The young lady, with an outstanding career in science, was close to winning the title of Prize Bearer two years ago.
Her achievements are truly impressive. In her cover letter, she listed her major attainments:
‘In 2018, I won a one-month internship at the National Institute of Chemistry, Ljubljana, Slovenia, where I began developing an alternative application for the materials I obtained, namely as catalysts for decomposing hazardous pollutants in waste water and volatile organic compounds resulting from industrial processes.
‘After defending my doctoral degree at the Institute of Organic Chemistry with Centre of Phytochemistry (IOCCP) at BAS, I applied and was approved for a postdoctoral internship at the same institute in Slovenia from 1 January 2019 to 31 March 2020.
‘At the beginning of 2020, after succeeding in a competition, I was appointed to the position of Chief Assistant in the laboratory studying Organic Reactions of Microporous Materials at IOCCP at BAS.
‘At the end of that year, I won a 36-month postdoctoral fellowship at the University of Namur, Belgium, under the BEWARE Programme co-financed by Marie Skłodowska-Curie Actions, where I continue to expand my knowledge of the synthesis and application of innovative porous silicate materials in the fields of pharmacy and green technologies.’
Ivalina answered questions for the ‘13 Centuries of Bulgaria’ National Endowment Fund website:
Could you tell us in plain English what exactly you are currently working on in your research activities and what its practical application will be?

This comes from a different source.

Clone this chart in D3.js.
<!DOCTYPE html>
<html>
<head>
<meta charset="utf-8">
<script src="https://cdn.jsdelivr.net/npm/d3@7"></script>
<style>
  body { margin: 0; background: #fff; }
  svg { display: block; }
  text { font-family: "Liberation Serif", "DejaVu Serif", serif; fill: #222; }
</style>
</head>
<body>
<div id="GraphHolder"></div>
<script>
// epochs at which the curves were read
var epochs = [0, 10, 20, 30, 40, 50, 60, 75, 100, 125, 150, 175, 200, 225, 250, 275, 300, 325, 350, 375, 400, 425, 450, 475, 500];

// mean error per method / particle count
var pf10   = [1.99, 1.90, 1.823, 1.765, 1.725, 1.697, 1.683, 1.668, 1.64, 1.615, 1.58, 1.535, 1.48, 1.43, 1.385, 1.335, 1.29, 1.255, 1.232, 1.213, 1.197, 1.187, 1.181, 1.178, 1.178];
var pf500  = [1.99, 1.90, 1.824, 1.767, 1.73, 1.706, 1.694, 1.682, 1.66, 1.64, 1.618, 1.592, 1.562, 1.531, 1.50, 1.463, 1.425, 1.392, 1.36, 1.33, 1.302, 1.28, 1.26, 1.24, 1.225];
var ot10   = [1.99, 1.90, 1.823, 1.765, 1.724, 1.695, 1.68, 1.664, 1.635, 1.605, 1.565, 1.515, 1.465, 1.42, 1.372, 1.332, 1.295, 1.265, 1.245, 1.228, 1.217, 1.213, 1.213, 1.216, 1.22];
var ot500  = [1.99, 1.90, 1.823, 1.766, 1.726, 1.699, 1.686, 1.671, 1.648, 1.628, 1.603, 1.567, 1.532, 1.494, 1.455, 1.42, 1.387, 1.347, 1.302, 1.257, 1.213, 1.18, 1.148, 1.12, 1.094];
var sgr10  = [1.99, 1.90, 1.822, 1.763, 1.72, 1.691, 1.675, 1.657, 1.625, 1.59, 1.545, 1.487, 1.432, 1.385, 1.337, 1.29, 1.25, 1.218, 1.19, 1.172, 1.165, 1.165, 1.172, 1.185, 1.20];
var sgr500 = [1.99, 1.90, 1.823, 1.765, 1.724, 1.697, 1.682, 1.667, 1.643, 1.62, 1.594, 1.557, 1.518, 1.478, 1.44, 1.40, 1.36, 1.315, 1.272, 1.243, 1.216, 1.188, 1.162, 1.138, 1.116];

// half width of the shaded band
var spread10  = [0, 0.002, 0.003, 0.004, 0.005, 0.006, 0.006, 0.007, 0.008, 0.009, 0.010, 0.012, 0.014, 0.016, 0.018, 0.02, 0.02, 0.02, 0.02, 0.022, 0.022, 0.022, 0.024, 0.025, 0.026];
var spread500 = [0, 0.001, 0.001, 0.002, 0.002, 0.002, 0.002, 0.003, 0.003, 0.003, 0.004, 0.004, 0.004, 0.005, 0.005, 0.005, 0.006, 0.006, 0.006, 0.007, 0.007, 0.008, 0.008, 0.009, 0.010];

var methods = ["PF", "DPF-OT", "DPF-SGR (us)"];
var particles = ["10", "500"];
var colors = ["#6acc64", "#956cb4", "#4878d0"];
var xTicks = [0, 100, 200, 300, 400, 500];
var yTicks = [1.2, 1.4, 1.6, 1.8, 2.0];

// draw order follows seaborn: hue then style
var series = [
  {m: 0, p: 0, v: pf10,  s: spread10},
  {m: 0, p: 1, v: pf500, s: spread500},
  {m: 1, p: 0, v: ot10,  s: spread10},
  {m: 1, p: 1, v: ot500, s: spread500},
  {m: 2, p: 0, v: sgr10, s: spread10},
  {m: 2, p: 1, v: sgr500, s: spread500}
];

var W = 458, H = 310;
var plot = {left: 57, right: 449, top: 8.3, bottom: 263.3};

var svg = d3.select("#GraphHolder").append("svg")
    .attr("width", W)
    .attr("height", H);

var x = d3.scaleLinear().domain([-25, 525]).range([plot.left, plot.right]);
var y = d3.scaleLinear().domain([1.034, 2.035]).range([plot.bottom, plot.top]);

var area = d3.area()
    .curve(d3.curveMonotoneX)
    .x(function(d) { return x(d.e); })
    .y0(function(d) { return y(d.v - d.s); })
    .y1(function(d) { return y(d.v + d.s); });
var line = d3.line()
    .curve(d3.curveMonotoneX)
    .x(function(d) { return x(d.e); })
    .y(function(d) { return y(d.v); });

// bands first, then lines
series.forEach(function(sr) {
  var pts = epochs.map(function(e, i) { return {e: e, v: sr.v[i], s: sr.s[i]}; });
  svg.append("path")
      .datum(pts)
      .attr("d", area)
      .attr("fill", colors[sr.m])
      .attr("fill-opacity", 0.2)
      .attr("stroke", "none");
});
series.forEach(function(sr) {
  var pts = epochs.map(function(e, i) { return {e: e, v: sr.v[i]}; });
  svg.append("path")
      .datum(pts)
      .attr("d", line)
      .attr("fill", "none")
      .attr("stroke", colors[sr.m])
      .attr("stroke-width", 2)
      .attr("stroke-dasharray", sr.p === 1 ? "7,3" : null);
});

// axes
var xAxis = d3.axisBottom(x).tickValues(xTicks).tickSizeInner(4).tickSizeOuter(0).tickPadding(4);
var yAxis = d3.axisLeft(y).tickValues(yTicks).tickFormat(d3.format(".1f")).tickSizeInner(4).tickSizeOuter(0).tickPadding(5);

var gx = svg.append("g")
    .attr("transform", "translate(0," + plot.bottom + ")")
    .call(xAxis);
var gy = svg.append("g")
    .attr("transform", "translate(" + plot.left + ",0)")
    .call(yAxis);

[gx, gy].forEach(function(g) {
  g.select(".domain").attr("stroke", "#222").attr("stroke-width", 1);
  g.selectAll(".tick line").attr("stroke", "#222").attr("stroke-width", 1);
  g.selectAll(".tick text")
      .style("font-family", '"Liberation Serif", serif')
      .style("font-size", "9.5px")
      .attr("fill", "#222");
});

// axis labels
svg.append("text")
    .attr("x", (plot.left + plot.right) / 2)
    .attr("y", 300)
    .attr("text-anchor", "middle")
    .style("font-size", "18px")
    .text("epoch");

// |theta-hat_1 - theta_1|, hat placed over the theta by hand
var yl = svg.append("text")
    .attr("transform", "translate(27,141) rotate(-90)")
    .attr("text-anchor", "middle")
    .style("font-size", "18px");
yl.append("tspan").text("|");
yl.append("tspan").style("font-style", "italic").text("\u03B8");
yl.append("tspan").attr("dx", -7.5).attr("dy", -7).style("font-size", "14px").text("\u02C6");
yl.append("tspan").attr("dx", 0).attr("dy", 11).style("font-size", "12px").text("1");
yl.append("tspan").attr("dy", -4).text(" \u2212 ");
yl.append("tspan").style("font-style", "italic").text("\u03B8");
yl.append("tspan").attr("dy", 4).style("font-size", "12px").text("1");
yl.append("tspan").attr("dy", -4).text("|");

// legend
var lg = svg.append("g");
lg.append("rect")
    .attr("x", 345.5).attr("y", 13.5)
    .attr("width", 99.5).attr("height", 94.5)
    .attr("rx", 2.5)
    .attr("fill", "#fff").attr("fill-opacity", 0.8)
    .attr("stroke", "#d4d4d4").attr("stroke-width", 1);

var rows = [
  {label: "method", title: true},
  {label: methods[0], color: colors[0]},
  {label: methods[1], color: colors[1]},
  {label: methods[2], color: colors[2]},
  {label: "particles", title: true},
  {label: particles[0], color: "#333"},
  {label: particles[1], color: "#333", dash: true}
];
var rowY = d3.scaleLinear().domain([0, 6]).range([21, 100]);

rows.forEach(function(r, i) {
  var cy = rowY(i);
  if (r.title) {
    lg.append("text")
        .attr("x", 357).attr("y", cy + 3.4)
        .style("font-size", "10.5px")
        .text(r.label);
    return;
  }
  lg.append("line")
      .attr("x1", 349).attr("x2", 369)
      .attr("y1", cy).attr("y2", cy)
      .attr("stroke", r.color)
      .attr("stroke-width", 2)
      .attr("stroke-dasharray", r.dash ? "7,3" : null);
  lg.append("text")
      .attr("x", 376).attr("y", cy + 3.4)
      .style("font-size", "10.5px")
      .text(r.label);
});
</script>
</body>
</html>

I am working on an extremely interesting project on the synthesis of new adsorbents for the purification and separation of proteins. Current industrial practices are complex, time-consuming and represent a large part of the cost of protein production (about 80% of the cost of the final product is due to complex methods of purifying and obtaining the desired product). Finding new and more efficient materials for the separation of proteins is the way to more easily accessible food supplements, medicinal drugs, and vaccines, as well as an opportunity to develop innovative applications for proteins in pharmacy.

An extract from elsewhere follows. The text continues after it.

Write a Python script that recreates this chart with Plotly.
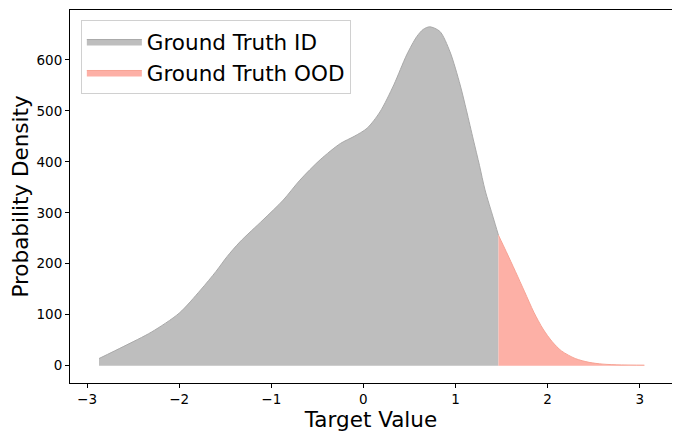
import plotly.graph_objects as go

# density curves
id_x = [-2.87, -2.6, -2.3, -2.0, -1.77, -1.6, -1.48, -1.34, -1.09, -0.87, -0.69, -0.47,
        -0.25, -0.1, 0.04, 0.18, 0.33, 0.47, 0.58, 0.65, 0.72, 0.83, 0.94, 1.05,
        1.12, 1.194, 1.26, 1.32, 1.41, 1.466]
id_y = [14, 38, 66, 103, 148, 185, 214, 243, 286, 325, 364, 404,
        436, 450, 466, 498, 551, 610, 646, 660, 665, 656, 616, 551,
        500, 443, 393, 345, 290, 256]

ood_x = [1.466, 1.55, 1.65, 1.75, 1.85, 1.95, 2.05, 2.15, 2.3, 2.45, 2.6, 2.8, 3.05]
ood_y = [256, 224, 185, 145, 105, 72, 47, 29, 14, 6.5, 3, 1.5, 1]

x_ticks = [-3, -2, -1, 0, 1, 2, 3]
y_ticks = [0, 100, 200, 300, 400, 500, 600]

fig = go.Figure()
fig.add_trace(go.Scatter(x=id_x, y=id_y, name='Ground Truth ID', mode='lines',
                         fill='tozeroy', fillcolor='#bebebe',
                         line=dict(color='#a9a9a9', width=1, shape='spline', smoothing=0.8)))
fig.add_trace(go.Scatter(x=ood_x, y=ood_y, name='Ground Truth OOD', mode='lines',
                         fill='tozeroy', fillcolor='#fdb0a6',
                         line=dict(color='#f7a394', width=1, shape='spline', smoothing=0.8)))

axis_style = dict(showline=True, linecolor='black', linewidth=1, mirror=True,
                  ticks='outside', ticklen=4, tickcolor='black', showgrid=False,
                  zeroline=False, tickfont=dict(size=13.5, color='black'))

# the page puts the figure 8px in from the corner, so the margins allow for it
fig.update_layout(
    width=680, height=440,
    margin=dict(l=62, r=16, t=2, b=65),
    paper_bgcolor='white', plot_bgcolor='white',
    font=dict(family='DejaVu Sans', color='black'),
    xaxis=dict(range=[-3.185, 3.35], tickvals=x_ticks,
               title=dict(text='Target Value', font=dict(size=21.5), standoff=4), **axis_style),
    yaxis=dict(range=[-34, 698], tickvals=y_ticks,
               title=dict(text='Probability Density', font=dict(size=21.5), standoff=8), **axis_style),
    legend=dict(x=0.018, y=0.973, xanchor='left', yanchor='top',
                bgcolor='rgba(255,255,255,0.8)', bordercolor='#d0d0d0', borderwidth=1,
                font=dict(size=21.5), itemwidth=55),
    showlegend=True,
)

fig.write_html("out.html")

Continuing your education at the University of Namur, Belgium, under the BEWARE programme, co-financed by Marie Skłodowska-Curie Actions, how do you survive in such a competitive environment?
I had the good fortune to become one of an extremely responsive and pleasant team here in Namur, but I also remain in close contact with my colleagues from the IOCCP at BAS, who are always ready to help me when needed. Everything else is a lot of work, keenness, and dedication to science.
What motivated you to apply for a second time for the National Prize in support of young talent in contemporary arts and science?
When I was previously nominated for the NEF ‘13th century Bulgaria’ Prize, I had the pleasure of meeting great people, professionals, and talents. I consider the Fund’s initiative a wonderful way to promote the success of young people in science and the arts. Also, from my own experience, I can say that the nomination for such a prestigious award is an incentive for a young person to continue along her chosen path, although it is at times a rocky road.